Outside audit, IBM has described blockchain use in trade finance as a way to reduce risk and streamline shared processes across participants. That matters for financial records because fraud often thrives where records are fragmented, duplicated, or hard to reconcile across organisations. A stronger shared audit trail improves transparency and can narrow those gaps, especially when organisations rely on structured metadata in records management to track and verify financial documentation.
Beyond the Hype: Limitations and Practical Considerations
This is the part that usually gets skipped.

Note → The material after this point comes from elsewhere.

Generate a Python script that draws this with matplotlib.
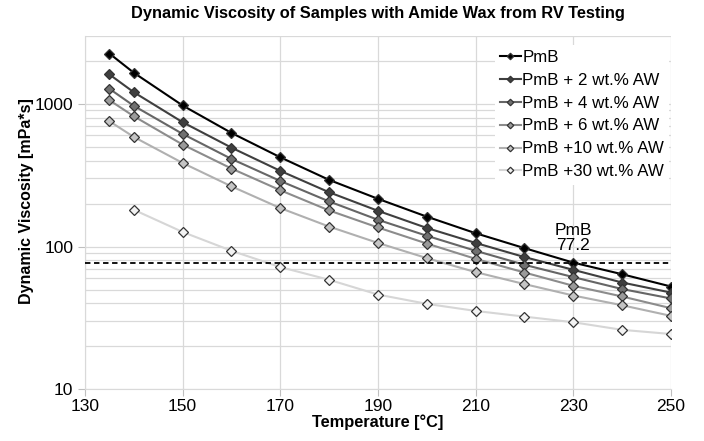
import numpy as np
import matplotlib
matplotlib.use("Agg")
from matplotlib import pyplot as plt
from matplotlib.ticker import FixedLocator, LogLocator, NullFormatter, FuncFormatter

plt.rcParams['font.family'] = ['Liberation Sans', 'DejaVu Sans']

# temperatures [°C]
temps = [135, 140, 150, 160, 170, 180, 190, 200, 210, 220, 230, 240, 250]
temps_30 = temps[1:]  # +30 wt.% AW starts at 140

# dynamic viscosity [mPa*s]
pmb = [2250, 1650, 973, 625, 422, 293, 216, 162, 124, 97.5, 77.2, 64, 52.5]
pmb_2 = [1606, 1205, 743, 493, 339, 240, 178, 135, 106, 84.4, 68.7, 56, 47.6]
pmb_4 = [1274, 968, 615, 411, 288, 207, 154, 119, 93.4, 74.5, 61.1, 50.4, 43.3]
pmb_6 = [1060, 818, 518, 352, 248, 179, 136, 105, 82, 65.8, 53.1, 44.7, 37]
pmb_10 = [755, 586, 385, 264, 186, 138, 106, 83, 66.2, 54.6, 45.4, 38.8, 32.7]
pmb_30 = [181, 126.5, 93.4, 71.8, 58.5, 46.1, 39.7, 35.4, 32.3, 29.5, 26.1, 24.4]

labels = ["PmB", "PmB + 2 wt.% AW", "PmB + 4 wt.% AW", "PmB + 6 wt.% AW",
          "PmB +10 wt.% AW", "PmB +30 wt.% AW"]
ref_value = 77.2  # PmB at 230 °C

x_ticks = [130, 150, 170, 190, 210, 230, 250]

# line colour, marker fill
styles = [("#000000", "#000000"),
          ("#3f3f3f", "#3f3f3f"),
          ("#666666", "#707070"),
          ("#8c8c8c", "#9a9a9a"),
          ("#b0b0b0", "#c4c4c4"),
          ("#d6d6d6", "#f2f2f2")]

fig = plt.figure(figsize=(7.04, 4.41), dpi=100)
ax = fig.add_axes([0.1207, 0.1172, 0.8323, 0.8019])

series = [(temps, pmb), (temps, pmb_2), (temps, pmb_4), (temps, pmb_6),
          (temps, pmb_10), (temps_30, pmb_30)]
for (t, v), lab, (lc, mc) in zip(series, labels, styles):
    ax.plot(t, v, '-', color=lc, lw=1.5, marker='D', ms=5.5,
            markerfacecolor=mc, markeredgecolor='#333333', markeredgewidth=0.9,
            label=lab, zorder=3)

ax.axhline(ref_value, color='black', ls=(0, (3, 2)), lw=1.3, zorder=4)
ax.text(230, ref_value * 1.16, "PmB\n" + f"{ref_value}", ha='center', va='bottom',
        fontsize=12.5, linespacing=1.05)

ax.set_yscale('log')
ax.set_xlim(130, 250)
ax.set_ylim(10, 3000)
ax.xaxis.set_major_locator(FixedLocator(x_ticks))
ax.yaxis.set_major_locator(LogLocator(base=10))
ax.yaxis.set_minor_locator(LogLocator(base=10, subs=np.arange(2, 10)))
ax.yaxis.set_major_formatter(FuncFormatter(lambda v, p: f"{v:g}"))
ax.yaxis.set_minor_formatter(NullFormatter())

ax.grid(True, which='both', axis='y', color='#d9d9d9', lw=0.9)
ax.grid(True, which='major', axis='x', color='#d9d9d9', lw=0.9)
ax.set_axisbelow(True)
for s in ['top', 'right']:
    ax.spines[s].set_visible(False)
for s in ['left', 'bottom']:
    ax.spines[s].set_color('#d9d9d9')
ax.tick_params(axis='both', which='major', length=5, color='#bfbfbf', labelsize=12.5)
ax.tick_params(axis='x', which='major', pad=2)
ax.tick_params(axis='y', which='minor', length=0)

ax.set_title("Dynamic Viscosity of Samples with Amide Wax from RV Testing",
             fontsize=11.8, fontweight='bold', pad=13)
ax.set_xlabel("Temperature [°C]", fontsize=11.8, fontweight='bold', labelpad=0)
ax.set_ylabel("Dynamic Viscosity [mPa*s]", fontsize=11.5, fontweight='bold')
ax.yaxis.set_label_coords(-0.087, 0.532)

leg = ax.legend(loc='upper left', bbox_to_anchor=(0.70, 0.975), fontsize=12.2,
                frameon=True, fancybox=False, edgecolor='none', framealpha=1,
                handlelength=1.2, handletextpad=0.1, labelspacing=0.47,
                borderaxespad=0, borderpad=0.3, markerscale=0.6)

fig.savefig("out.png", dpi=100)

Blockchain is not automatically the right answer for every finance workflow. Public chains can face throughput limits. Governance can become complicated. Privacy design takes real work. And many enterprises choose permissioned blockchains precisely because they need tighter access control and clearer operating rules than public networks offer.
So yes, there is a “beyond the buzzword” angle here, and it matters. Enterprise adoption tends to work best where multiple parties need a shared, reliable record and where tamper-resistance matters more than raw speed. Not everywhere. Specific places.
That practical filter is healthy.
Used well, blockchain protects financial records through a combination of decentralisation, cryptographic hashing, immutability, consensus validation, and rule-based automation. Used badly, it becomes an expensive diagram in a slide deck. The difference is usually not the buzzword. It is whether the record keeping problem is real in the first place.
5-Second Summary
Blockchain changes how financial records are stored, verified, and protected. By combining decentralisation, cryptographic hashing, immutability, and automated validation, it creates a stronger and more transparent recordkeeping model. For finance teams managing complex systems, this can improve auditability, reduce fraud risk, and strengthen trust in financial data.